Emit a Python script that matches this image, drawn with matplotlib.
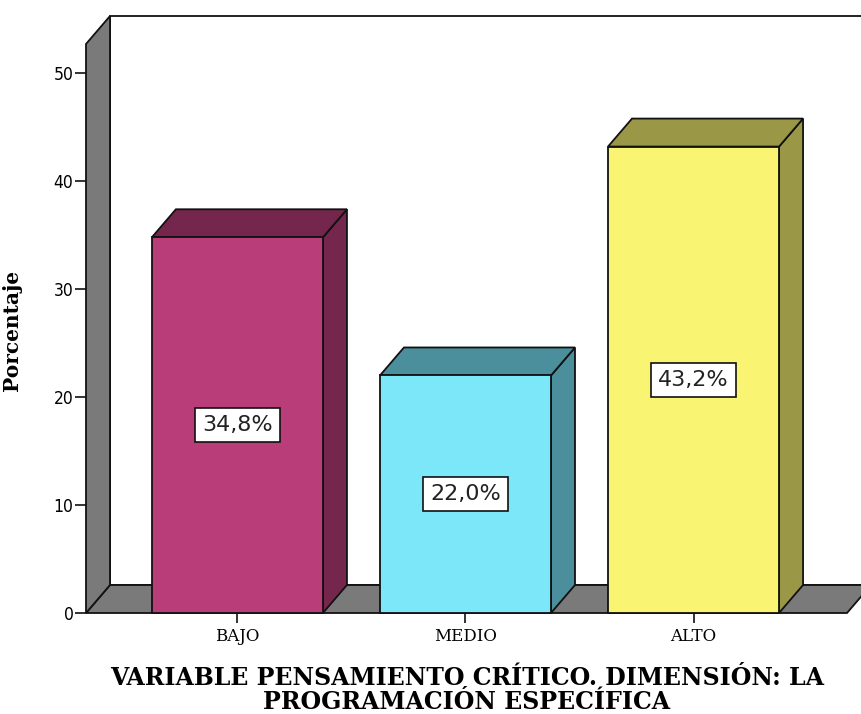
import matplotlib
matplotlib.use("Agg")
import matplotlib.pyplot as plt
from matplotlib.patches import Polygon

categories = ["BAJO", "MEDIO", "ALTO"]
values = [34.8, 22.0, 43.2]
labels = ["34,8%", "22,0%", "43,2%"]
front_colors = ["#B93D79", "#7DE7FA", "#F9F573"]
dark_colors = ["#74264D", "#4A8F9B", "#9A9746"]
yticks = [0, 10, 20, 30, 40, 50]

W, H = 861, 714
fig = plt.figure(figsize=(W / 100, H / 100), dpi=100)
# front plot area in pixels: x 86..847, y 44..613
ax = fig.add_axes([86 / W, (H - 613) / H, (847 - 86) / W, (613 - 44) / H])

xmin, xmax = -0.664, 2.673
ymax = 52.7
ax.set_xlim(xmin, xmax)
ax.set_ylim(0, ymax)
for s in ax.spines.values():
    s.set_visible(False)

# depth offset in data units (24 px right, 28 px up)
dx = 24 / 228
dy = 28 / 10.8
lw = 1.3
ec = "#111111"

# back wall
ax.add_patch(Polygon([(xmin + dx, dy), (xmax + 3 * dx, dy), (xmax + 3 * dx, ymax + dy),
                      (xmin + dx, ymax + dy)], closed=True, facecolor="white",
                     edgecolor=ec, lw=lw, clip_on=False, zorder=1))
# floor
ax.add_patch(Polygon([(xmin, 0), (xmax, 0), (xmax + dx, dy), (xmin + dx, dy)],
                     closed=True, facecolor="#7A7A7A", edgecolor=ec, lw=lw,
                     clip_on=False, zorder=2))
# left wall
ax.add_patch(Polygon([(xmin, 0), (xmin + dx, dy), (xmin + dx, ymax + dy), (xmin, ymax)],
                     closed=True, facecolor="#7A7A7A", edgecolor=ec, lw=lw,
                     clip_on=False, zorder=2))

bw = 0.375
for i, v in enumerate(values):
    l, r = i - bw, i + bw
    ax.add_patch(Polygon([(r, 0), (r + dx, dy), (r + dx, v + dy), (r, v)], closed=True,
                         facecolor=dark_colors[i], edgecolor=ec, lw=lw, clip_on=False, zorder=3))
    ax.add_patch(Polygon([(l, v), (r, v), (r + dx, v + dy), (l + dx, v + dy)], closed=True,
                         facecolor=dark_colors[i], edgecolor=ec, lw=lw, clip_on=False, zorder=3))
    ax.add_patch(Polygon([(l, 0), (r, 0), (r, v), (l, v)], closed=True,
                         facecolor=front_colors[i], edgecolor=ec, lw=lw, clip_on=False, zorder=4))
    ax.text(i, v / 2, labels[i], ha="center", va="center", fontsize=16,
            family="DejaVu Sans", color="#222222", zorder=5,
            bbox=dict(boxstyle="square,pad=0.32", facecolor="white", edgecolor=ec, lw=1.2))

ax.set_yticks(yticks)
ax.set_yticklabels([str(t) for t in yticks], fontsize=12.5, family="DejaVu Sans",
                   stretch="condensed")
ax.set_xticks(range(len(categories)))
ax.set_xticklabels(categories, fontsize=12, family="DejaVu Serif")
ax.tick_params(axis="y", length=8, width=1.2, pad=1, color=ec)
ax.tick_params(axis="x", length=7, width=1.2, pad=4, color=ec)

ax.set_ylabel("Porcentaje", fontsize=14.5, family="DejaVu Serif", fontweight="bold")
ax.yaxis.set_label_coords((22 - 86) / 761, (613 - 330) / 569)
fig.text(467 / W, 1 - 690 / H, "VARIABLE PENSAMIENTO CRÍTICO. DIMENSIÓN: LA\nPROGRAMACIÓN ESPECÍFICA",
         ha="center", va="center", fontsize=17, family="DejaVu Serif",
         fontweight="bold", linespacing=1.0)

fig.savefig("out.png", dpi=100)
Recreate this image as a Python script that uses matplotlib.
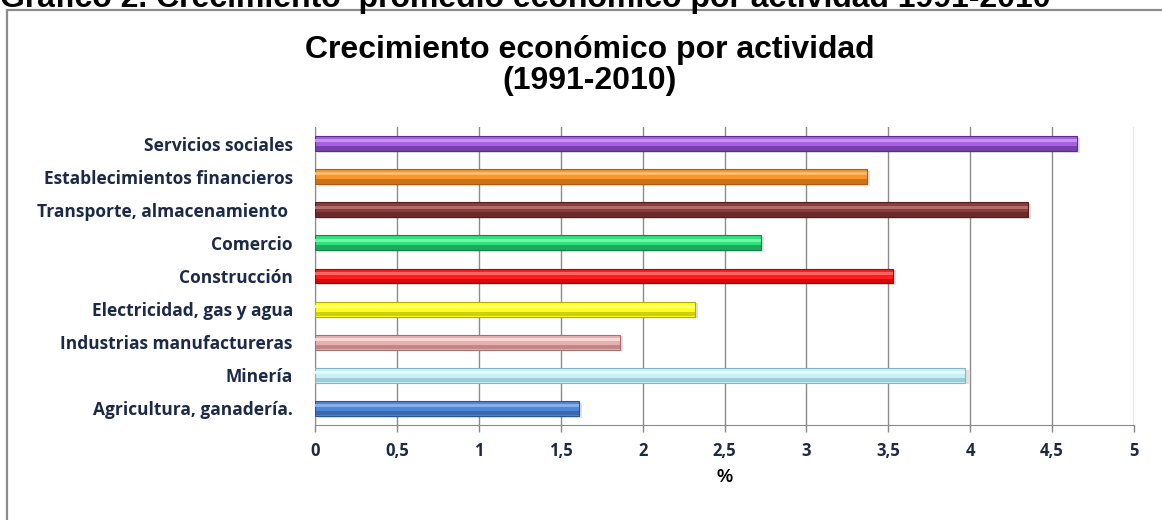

##############################

▶ Task brief
Apart from the pictures, the entries above are to be repeated in full and exactly.

▶ Result
Emit a Python script that matches this image, drawn with matplotlib.
import matplotlib
matplotlib.use("Agg")
import matplotlib.pyplot as plt
from matplotlib.patches import Polygon

categories = ["BAJO", "MEDIO", "ALTO"]
values = [34.8, 22.0, 43.2]
labels = ["34,8%", "22,0%", "43,2%"]
front_colors = ["#B93D79", "#7DE7FA", "#F9F573"]
dark_colors = ["#74264D", "#4A8F9B", "#9A9746"]
yticks = [0, 10, 20, 30, 40, 50]

W, H = 861, 714
fig = plt.figure(figsize=(W / 100, H / 100), dpi=100)
# front plot area in pixels: x 86..847, y 44..613
ax = fig.add_axes([86 / W, (H - 613) / H, (847 - 86) / W, (613 - 44) / H])

xmin, xmax = -0.664, 2.673
ymax = 52.7
ax.set_xlim(xmin, xmax)
ax.set_ylim(0, ymax)
for s in ax.spines.values():
    s.set_visible(False)

# depth offset in data units (24 px right, 28 px up)
dx = 24 / 228
dy = 28 / 10.8
lw = 1.3
ec = "#111111"

# back wall
ax.add_patch(Polygon([(xmin + dx, dy), (xmax + 3 * dx, dy), (xmax + 3 * dx, ymax + dy),
                      (xmin + dx, ymax + dy)], closed=True, facecolor="white",
                     edgecolor=ec, lw=lw, clip_on=False, zorder=1))
# floor
ax.add_patch(Polygon([(xmin, 0), (xmax, 0), (xmax + dx, dy), (xmin + dx, dy)],
                     closed=True, facecolor="#7A7A7A", edgecolor=ec, lw=lw,
                     clip_on=False, zorder=2))
# left wall
ax.add_patch(Polygon([(xmin, 0), (xmin + dx, dy), (xmin + dx, ymax + dy), (xmin, ymax)],
                     closed=True, facecolor="#7A7A7A", edgecolor=ec, lw=lw,
                     clip_on=False, zorder=2))

bw = 0.375
for i, v in enumerate(values):
    l, r = i - bw, i + bw
    ax.add_patch(Polygon([(r, 0), (r + dx, dy), (r + dx, v + dy), (r, v)], closed=True,
                         facecolor=dark_colors[i], edgecolor=ec, lw=lw, clip_on=False, zorder=3))
    ax.add_patch(Polygon([(l, v), (r, v), (r + dx, v + dy), (l + dx, v + dy)], closed=True,
                         facecolor=dark_colors[i], edgecolor=ec, lw=lw, clip_on=False, zorder=3))
    ax.add_patch(Polygon([(l, 0), (r, 0), (r, v), (l, v)], closed=True,
                         facecolor=front_colors[i], edgecolor=ec, lw=lw, clip_on=False, zorder=4))
    ax.text(i, v / 2, labels[i], ha="center", va="center", fontsize=16,
            family="DejaVu Sans", color="#222222", zorder=5,
            bbox=dict(boxstyle="square,pad=0.32", facecolor="white", edgecolor=ec, lw=1.2))

ax.set_yticks(yticks)
ax.set_yticklabels([str(t) for t in yticks], fontsize=12.5, family="DejaVu Sans",
                   stretch="condensed")
ax.set_xticks(range(len(categories)))
ax.set_xticklabels(categories, fontsize=12, family="DejaVu Serif")
ax.tick_params(axis="y", length=8, width=1.2, pad=1, color=ec)
ax.tick_params(axis="x", length=7, width=1.2, pad=4, color=ec)

ax.set_ylabel("Porcentaje", fontsize=14.5, family="DejaVu Serif", fontweight="bold")
ax.yaxis.set_label_coords((22 - 86) / 761, (613 - 330) / 569)
fig.text(467 / W, 1 - 690 / H, "VARIABLE PENSAMIENTO CRÍTICO. DIMENSIÓN: LA\nPROGRAMACIÓN ESPECÍFICA",
         ha="center", va="center", fontsize=17, family="DejaVu Serif",
         fontweight="bold", linespacing=1.0)

fig.savefig("out.png", dpi=100)
Recreate this image as a Python script that uses matplotlib.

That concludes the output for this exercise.